Dessa vez, então, o copo da paciência transbordou. As distribuidoras de combustível que ficam no polo de Senador Canedo, na Grande Goiânia, tiveram suas saídas bloqueadas por manifestantes – caminhoneiros, donos de vans, motoristas de Uber e outros. Houve um medo de desabastecimento. Foram dois dias de movimento e tensão, que levaram a mensagens apocalípticas e comparações com a série “Mad Max” na imprensa e em redes sociais.
Trilogia clássica produzida entre os anos 70 e 80, “Mad Max” ficou conhecido como o filme pós-apocalíptico em que gasolina valia ouro. Em 2015, o quarto filme da série teve a água como tesouro precioso. Combustível e recursos hídricos, motivos de guerras no deserto da Austrália.
Combustível e recursos hídricos, temas de dramas goianos nos últimos meses. Entretanto, colocadas na balança, a revolta com o aumento absurdo dos valores dos combustíveis e a tensão gerada em Goiânia e em todas as cidades de seu entorno por causa de um eventual desabastecimento nos postos mostraram claramente um cenário mais agudo do que a reação da mesma população diante do quadro preocupante dos recursos hídricos. Mesmo no pico da seca, não houve protestos em frente à Saneago ou qualquer destruição de maquinário agrícola ou industrial que fosse entendido como “culpado” da falta d’água.

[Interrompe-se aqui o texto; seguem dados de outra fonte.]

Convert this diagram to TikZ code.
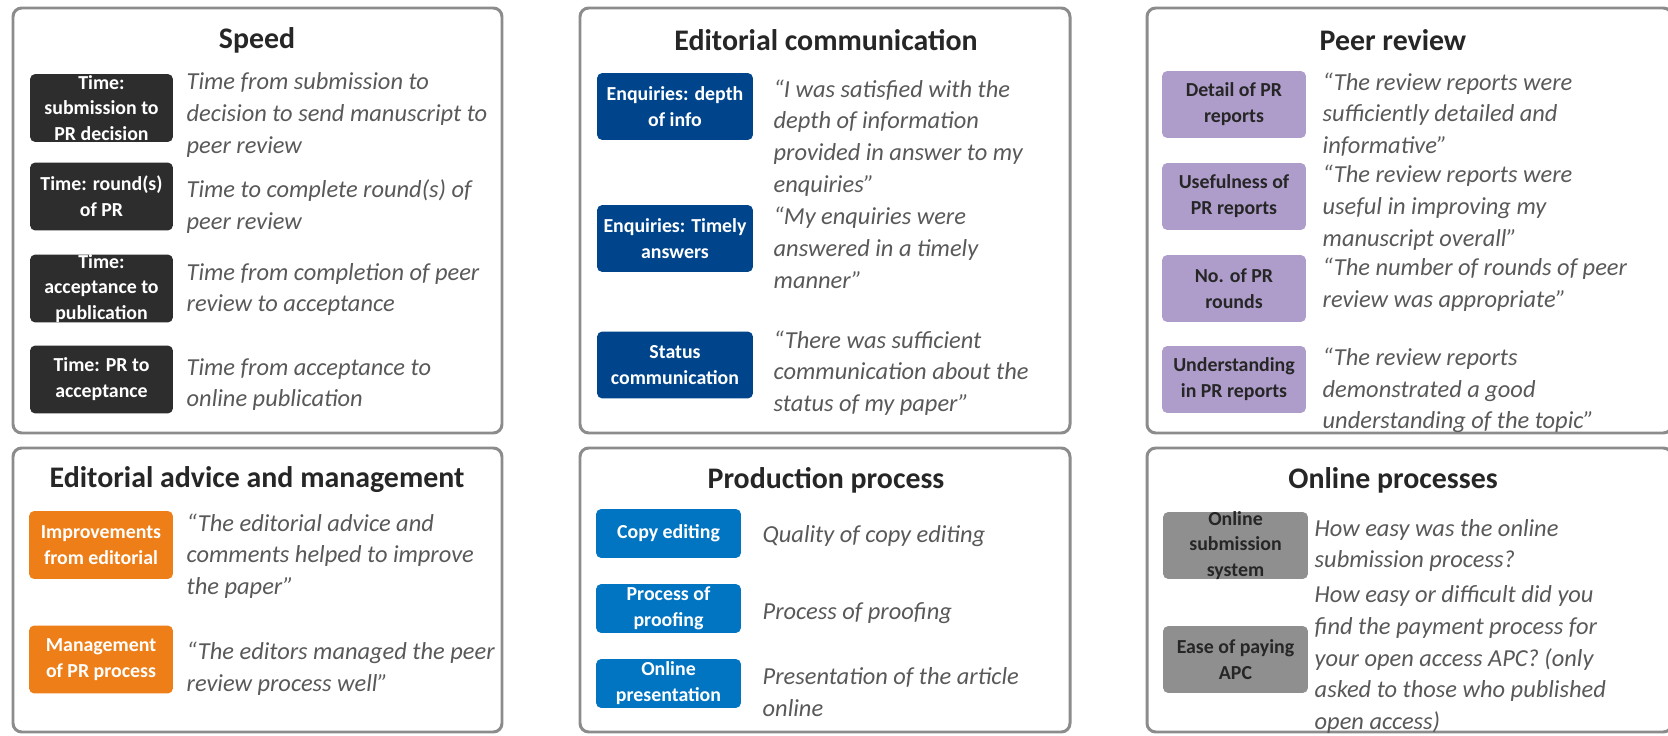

Ou melhor, este ano ainda não houve. Não aqui. Em Correntina, no Oeste da Bahia, a pressão da crise hídrica sobre a população já se encontra em outro nível. O Rio Corrente – que corta a cidade e ajuda a lhe dar nome – e seus afluentes correm perigo por conta do avanço da expansão agrícola e do desmatamento de forma desregrada. A cada ano, centenas de milhares de hectares de vegetação original dão lugar a fazendas-empresas, geralmente tocadas por brasileiros vindos de outros Estados ou multinacionais. Os nativos se sentem como “índios brancos”, desalojados do próprio lugar por uma força muito maior. Em vez de armas de fogo de bandeirantes, o poder econômico do agronegócio.
O resultado disso foi uma ação de desespero bem semelhante à de tribos acuadas: semanas atrás, dezenas de pessoas invadiram as instalações de uma propriedade rural e destruíram o equipamento de irrigação que seria instalado. Foi uma espécie de “chega” à exploração abusiva da água por poucos em detrimentos de toda uma população.
O homem passou milênios e milênios sem precisar de petróleo. Mas nunca conseguiu viver sem água. O que difere as reações das pessoas, quanto a um risco ao suprimento de uma necessidade primária – a sede – e o perigo de ficar sem andar de carro?
Explicações mais profundas passam pelos terrenos da psicologia, da antropologia e da sociologia. Em uma percepção mais rápida, o fenômeno tem a ver com os critérios de prioridade e necessidade da própria população.
Podem ser observadas algumas semelhanças nas crises: o cidadão ataca o Estado tanto pela falta d’água quanto pelo aumento do preço da gasolina, ainda que as razões para as críticas sejam de origens diferentes. Há o sentimento de que o combustível está caro porque houve aumento na alíquota do ICMS – o que é só parte da verdade – enquanto outro sentimento afeta a crença na competência da Saneago, empresa estatal que não estaria dando conta de fornecer a estrutura necessária para o abastecimento da população.
Obviamente, protestos contra abusos econômicos não são só válidos como sinal de uma sociedade que sabe o que quer. Mas o que dizer da falta de cobrança de soluções a respeito da água e de tudo o que a cerca e protege – os demais recursos naturais, a vegetação nativa, o saneamento, a destinação do lixo?
Talvez um cidadão mais perspicaz possa compreender um cenário mais de longo prazo: assim como em “Mad Max”, a preocupação com a água vai aparecer depois da disputa pelo combustível. Apocalipses sem combustível parecem, em princípio, caóticos, mas superáveis; sem água, ainda não se tem como superar nenhum.